Alfred Munnings is one of the most distinguished and best loved of all equestrian painters. He first encountered his favoured subject during the First World War: when classified as unfit to fight, Munnings was given charge of a horse processing centre for army mounts on their way to France.
Later, he became attached to the Canadian Cavalry Brigade as a war artist and painted a number of dramatic and popular paintings of the Brigade’s engagements. Thereafter, he began to specialise in equestrian portraits, and also began to work as an equestrian sculptor, at times with his friend the architect Sir Edwin Lutyens.
Born in Mendham in Suffolk in 1878, Munnings trained initially as a lithographer before entering Norwich School of Art, and for a year attended the Académie Julian in Paris. A tragic accident in 1898 caused him to lose sight in his right eye, but he persevered with painting, and later that same year had two works exhibited at the Royal Academy.

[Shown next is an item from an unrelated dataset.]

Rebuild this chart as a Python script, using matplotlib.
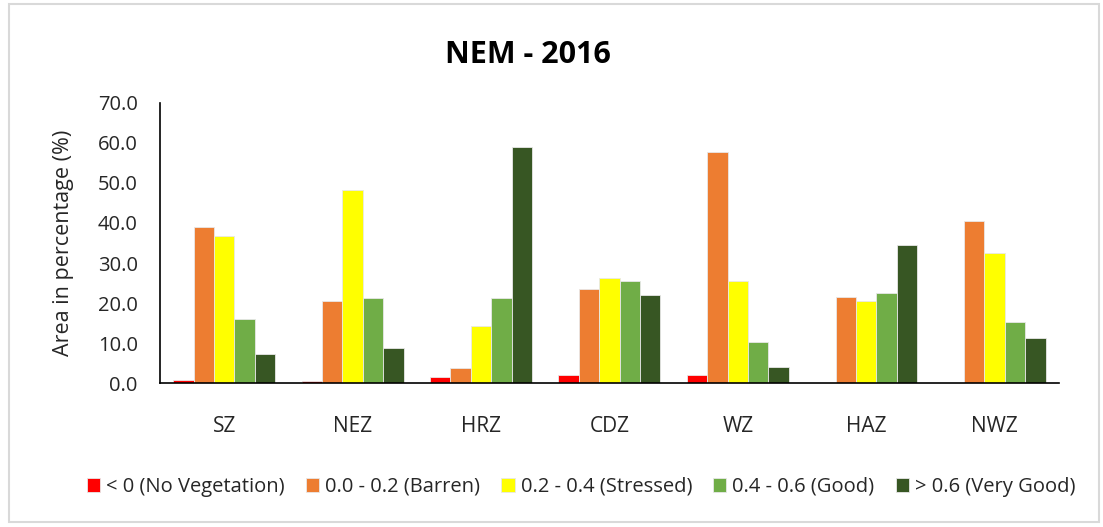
import matplotlib
matplotlib.use("Agg")
import matplotlib.pyplot as plt
from matplotlib.patches import Rectangle
import numpy as np

plt.rcParams['font.family'] = ['Open Sans', 'DejaVu Sans']

zones = ['SZ', 'NEZ', 'HRZ', 'CDZ', 'WZ', 'HAZ', 'NWZ']
classes = ['< 0 (No Vegetation)', '0.0 - 0.2 (Barren)', '0.2 - 0.4 (Stressed)',
           '0.4 - 0.6 (Good)', '> 0.6 (Very Good)']
colors = ['#ff0000', '#ed7d31', '#ffff00', '#70ad47', '#375623']

no_veg = [0.8, 0.4, 1.4, 2.0, 2.0, 0.0, 0.0]
barren = [39.0, 20.6, 3.7, 23.5, 57.8, 21.6, 40.5]
stressed = [36.7, 48.2, 14.2, 26.3, 25.4, 20.6, 32.5]
good = [16.1, 21.2, 21.2, 25.4, 10.3, 22.5, 15.2]
very_good = [7.2, 8.7, 59.1, 21.9, 4.0, 34.4, 11.3]
series = [no_veg, barren, stressed, good, very_good]

fig = plt.figure(figsize=(11.03, 5.27), dpi=100)
ax = fig.add_axes([0.145, 0.2732, 0.815, 0.5314])

x = np.arange(len(zones))
w = 0.159
for i, (vals, c, lab) in enumerate(zip(series, colors, classes)):
    ax.bar(x + (i - 2) * w, vals, w, color=c, label=lab,
           edgecolor='#e8e8e8', linewidth=0.6)

ax.set_xlim(-0.5, len(zones) - 0.5)
ax.set_ylim(0, 70)
ax.set_yticks(np.arange(0, 71, 10))
ax.set_yticklabels(['%.1f' % v for v in np.arange(0, 71, 10)])
ax.set_xticks(x)
ax.set_xticklabels(zones)
ax.tick_params(axis='both', length=0, colors='#262626')
ax.tick_params(axis='y', pad=16, labelsize=14.5)
ax.tick_params(axis='x', pad=24, labelsize=15)
for s in ['top', 'right']:
    ax.spines[s].set_visible(False)
ax.spines['left'].set_color('black')
ax.spines['bottom'].set_color('black')
ax.spines['left'].set_linewidth(1.2)
ax.spines['bottom'].set_linewidth(1.2)

ax.set_ylabel('Area in percentage (%)', fontsize=15.5, color='#262626', labelpad=17)
fig.text(0.479, 0.895, 'NEM - 2016', fontsize=22, fontweight='bold',
         ha='center', va='center')

fig.legend(loc='center', bbox_to_anchor=(0.527, 0.076), ncol=5, frameon=False,
           fontsize=14.5, handlelength=0.65, handleheight=0.65, handletextpad=0.3,
           columnspacing=1.05, labelcolor='#262626')

fig.patches.append(Rectangle((0.008, 0.01), 0.988, 0.982, transform=fig.transFigure,
                             fill=False, edgecolor='#d9d9d9', linewidth=1.5))

fig.savefig('out.png', dpi=100)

Initially he painted rural subjects, ranging from landscapes and scenes of country life to Gypsy fairs, cattle and horses. In 1910 Munnings visited the village of Lamorna in Cornwall, becoming associated with the artists of the Newlyn school. He became close friends with the artists Laura and Harold Knight, and also met his first wife Florence Carter-Wood. After the war Munnings made his home at Castle House in Dedham (since 1960 the Munnings Museum), although he also rode from a stables he kept on Exmoor.
In style Munnings’ work might be described as ‘impressionist’ while his subject matter, emphatically traditional, chronicles a world which was, by the 1940s, to some extent coming to an end, but which we might now see as the archetype of all that is considered to be quintessentially English. With an unerring eye, Munnings captures not only the thrill of the chase and the vibrancy, wit and charm of the British racing world, but also all the seasonal variations of rural life and the quirky characters who inhabited a charmed age and gave it life.
Munnings was knighted in 1944 and that same year succeeded Lutyens as President of the Royal Academy, a post he would retain for five years. In his leaving speech broadcast on the BBC he attacked Matisse, Picasso and Cezanne as the ‘corruptors’ of art. The reaction did his reputation no favours. No stranger to controversy, and with a circle of friends and patrons spanning aristocracy and celebrity, his three-volume autobiography is replete with entertaining anecdotes.